All About Blockchain Transaction Fee

in #crypto3 years ago

Transaction fees serve two essential purposes when it comes to blockchain networks. They reward miners or validators who help confirm transactions and help protect the network from spam attacks.

Transaction fees can be both small or large, depending on the network activity. Market forces can also influence the fees you pay. While high fees can hinder wider blockchain adoption, very low fees could potentially bring security concerns.

Why transaction fees?
Transaction fees are and have been an essential part of most blockchain systems since their inception. You are most likely to have come across them when sending, depositing, or withdrawing crypto.

The majority of cryptocurrencies use transaction fees for two important reasons. First of all, fees reduce the amount of spam on the network. It also makes large-scale spam attacks costly and expensive to implement. Secondly, transaction fees act as an incentive for users that help verify and validate transactions. Think of it as a reward for helping the network.

For most blockchains, transaction fees are reasonably cheap, but they can get quite expensive depending on network traffic. As a user, the amount you choose to pay in fees determines your transaction's priority in being added to the next block. The higher the fee paid, the quicker the confirmation process.

Bitcoin transaction fees
As the world's first blockchain network, Bitcoin set the standard for transaction fees used by many cryptocurrencies today. Satoshi Nakamoto realized that transaction fees could protect the network from large-scale spam attacks and incentivize good behavior.

Bitcoin miners receive transaction fees as part of the process of confirming transactions to a new block. The pool of unconfirmed transactions is called the memory pool (or mempool). Naturally, miners will prioritize transactions with higher fees, which users agreed to pay when sending their BTC to another bitcoin wallet.

Malicious actors who wish to slow down the network must therefore pay a fee associated with each transaction. If they set the fee too low, miners will likely ignore their transactions. If they put them at a suitable level, they incur a high economic cost. So, transaction fees also act as a simple but effective spam filter.

How are BTC transaction fees calculated?
On the Bitcoin network, certain crypto wallets allow users to set their transaction fees manually. It's also possible to send BTC with zero fees, but miners will most likely ignore such transactions, meaning they won't be validated.

Unlike some tend to believe, Bitcoin fees are not dependent on the amount sent but on the transaction size (in bytes). For example, imagine your transaction size is 400 bytes, and the average transaction fee is now at 80 satoshis per byte. In that case, you would have to pay around 32,000 satoshis (or 0.00032 BTC) for a good chance of having your transaction added to the next block.

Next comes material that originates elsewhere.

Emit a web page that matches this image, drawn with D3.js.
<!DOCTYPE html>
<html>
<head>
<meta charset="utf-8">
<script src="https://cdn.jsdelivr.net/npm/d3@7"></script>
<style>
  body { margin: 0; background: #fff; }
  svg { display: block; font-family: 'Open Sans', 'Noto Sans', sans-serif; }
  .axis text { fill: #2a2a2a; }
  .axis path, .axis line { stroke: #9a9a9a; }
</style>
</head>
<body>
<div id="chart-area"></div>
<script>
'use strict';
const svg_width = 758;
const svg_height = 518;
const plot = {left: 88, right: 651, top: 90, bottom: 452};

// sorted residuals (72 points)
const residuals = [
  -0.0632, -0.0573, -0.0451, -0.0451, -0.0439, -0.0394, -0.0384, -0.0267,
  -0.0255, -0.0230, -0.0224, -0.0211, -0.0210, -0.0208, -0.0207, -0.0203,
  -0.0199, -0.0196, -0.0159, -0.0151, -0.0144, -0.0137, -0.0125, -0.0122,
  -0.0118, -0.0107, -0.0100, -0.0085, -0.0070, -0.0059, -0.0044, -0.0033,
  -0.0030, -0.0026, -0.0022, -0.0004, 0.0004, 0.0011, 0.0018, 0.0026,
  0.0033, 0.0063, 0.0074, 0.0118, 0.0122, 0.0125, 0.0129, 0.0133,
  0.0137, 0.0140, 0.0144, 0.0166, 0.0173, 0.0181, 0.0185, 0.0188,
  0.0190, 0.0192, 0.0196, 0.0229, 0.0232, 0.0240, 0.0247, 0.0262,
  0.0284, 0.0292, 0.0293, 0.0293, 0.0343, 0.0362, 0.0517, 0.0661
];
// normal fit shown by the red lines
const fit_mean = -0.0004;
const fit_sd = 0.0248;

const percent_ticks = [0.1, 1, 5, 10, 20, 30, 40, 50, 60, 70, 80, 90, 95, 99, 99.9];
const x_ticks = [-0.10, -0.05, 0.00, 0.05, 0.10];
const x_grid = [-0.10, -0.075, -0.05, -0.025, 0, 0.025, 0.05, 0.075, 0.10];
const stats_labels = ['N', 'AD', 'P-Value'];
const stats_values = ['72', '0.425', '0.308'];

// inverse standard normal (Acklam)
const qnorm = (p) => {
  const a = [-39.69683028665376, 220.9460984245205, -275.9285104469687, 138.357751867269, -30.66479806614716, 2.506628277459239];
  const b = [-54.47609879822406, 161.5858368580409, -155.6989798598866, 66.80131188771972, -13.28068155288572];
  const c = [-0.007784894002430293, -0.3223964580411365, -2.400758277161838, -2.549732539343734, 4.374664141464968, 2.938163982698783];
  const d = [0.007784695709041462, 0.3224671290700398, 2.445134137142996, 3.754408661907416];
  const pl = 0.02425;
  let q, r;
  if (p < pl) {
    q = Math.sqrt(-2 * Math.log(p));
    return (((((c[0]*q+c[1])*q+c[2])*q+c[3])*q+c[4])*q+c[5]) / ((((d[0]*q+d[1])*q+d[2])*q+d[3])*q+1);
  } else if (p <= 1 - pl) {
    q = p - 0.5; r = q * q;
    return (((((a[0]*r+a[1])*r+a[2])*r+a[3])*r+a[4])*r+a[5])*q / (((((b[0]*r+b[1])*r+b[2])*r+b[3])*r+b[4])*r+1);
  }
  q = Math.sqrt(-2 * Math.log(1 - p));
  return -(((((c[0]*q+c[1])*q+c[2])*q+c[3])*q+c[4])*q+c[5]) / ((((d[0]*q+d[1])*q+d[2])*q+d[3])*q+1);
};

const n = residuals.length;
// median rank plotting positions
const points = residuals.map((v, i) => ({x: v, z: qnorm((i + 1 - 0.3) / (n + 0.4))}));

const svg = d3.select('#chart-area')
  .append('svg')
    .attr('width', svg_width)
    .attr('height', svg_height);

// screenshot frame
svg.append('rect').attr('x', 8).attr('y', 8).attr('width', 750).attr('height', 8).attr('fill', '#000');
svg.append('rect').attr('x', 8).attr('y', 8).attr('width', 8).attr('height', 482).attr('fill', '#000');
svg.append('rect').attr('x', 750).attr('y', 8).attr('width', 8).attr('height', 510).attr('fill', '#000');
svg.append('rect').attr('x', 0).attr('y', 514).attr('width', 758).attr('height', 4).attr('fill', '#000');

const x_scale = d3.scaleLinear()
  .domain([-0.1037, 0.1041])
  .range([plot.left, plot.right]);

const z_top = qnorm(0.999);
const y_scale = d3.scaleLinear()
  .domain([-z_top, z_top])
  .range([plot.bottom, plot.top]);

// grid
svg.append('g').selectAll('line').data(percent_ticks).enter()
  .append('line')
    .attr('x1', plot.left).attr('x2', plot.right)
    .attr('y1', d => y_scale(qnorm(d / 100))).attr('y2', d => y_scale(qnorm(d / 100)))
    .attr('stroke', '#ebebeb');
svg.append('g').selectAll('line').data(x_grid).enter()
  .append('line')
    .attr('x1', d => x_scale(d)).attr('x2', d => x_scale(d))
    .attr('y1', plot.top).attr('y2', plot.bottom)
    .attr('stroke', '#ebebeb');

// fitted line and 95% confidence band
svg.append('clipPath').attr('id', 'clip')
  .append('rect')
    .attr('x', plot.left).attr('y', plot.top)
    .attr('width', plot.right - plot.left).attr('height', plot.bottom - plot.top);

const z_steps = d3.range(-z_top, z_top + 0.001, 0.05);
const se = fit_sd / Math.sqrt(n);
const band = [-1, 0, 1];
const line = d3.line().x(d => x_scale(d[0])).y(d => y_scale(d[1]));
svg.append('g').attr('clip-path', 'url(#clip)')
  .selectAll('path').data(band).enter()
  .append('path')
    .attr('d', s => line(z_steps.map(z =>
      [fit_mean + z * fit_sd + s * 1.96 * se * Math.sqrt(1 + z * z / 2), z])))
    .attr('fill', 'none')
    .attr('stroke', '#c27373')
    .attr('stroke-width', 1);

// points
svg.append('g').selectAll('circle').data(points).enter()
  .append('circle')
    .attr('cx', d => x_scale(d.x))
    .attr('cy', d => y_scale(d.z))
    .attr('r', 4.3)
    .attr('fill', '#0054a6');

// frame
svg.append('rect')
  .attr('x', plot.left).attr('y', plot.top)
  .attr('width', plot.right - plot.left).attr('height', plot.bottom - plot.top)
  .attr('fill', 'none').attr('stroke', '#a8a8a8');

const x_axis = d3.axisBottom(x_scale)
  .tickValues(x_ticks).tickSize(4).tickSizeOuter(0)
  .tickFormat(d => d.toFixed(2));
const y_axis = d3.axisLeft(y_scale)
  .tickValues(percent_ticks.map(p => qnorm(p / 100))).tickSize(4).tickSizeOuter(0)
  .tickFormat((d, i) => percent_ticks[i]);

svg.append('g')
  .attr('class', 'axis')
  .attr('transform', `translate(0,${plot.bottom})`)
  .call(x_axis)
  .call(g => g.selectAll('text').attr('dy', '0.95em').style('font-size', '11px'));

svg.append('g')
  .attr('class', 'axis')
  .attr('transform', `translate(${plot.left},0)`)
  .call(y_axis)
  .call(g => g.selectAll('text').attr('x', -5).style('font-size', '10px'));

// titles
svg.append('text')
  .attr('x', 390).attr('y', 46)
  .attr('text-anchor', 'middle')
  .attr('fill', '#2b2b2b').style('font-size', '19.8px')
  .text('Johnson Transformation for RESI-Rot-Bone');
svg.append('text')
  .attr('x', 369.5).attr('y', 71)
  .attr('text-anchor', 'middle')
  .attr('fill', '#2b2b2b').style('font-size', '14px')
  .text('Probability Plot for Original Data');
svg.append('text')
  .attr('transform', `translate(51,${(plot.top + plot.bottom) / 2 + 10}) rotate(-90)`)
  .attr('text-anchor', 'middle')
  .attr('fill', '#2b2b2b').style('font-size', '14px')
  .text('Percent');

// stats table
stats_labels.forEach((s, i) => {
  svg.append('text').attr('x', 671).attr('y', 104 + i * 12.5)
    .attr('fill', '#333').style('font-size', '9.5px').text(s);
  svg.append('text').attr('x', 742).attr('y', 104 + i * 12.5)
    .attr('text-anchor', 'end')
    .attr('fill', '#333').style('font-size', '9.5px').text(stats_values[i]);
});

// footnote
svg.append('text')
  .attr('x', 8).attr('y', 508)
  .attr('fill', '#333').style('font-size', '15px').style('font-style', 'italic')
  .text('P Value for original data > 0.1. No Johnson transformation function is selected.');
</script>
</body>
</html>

When network traffic is high, and there is a great demand for sending BTC, the transaction fee needed for speedy confirmation rises as other bitcoin users try to do the same. This may occur during periods of intense market volatility.

As such, the high fees can make it challenging to use BTC in day-to-day situations. Buying a $3 cup of coffee might not be practical if the fees are much higher than that.

Only a certain number of transactions can be included within a block, which has a limit of 1MB (i.e., block size). Miners add these blocks to the blockchain as quickly as possible, but there is still a limit to how fast they can go.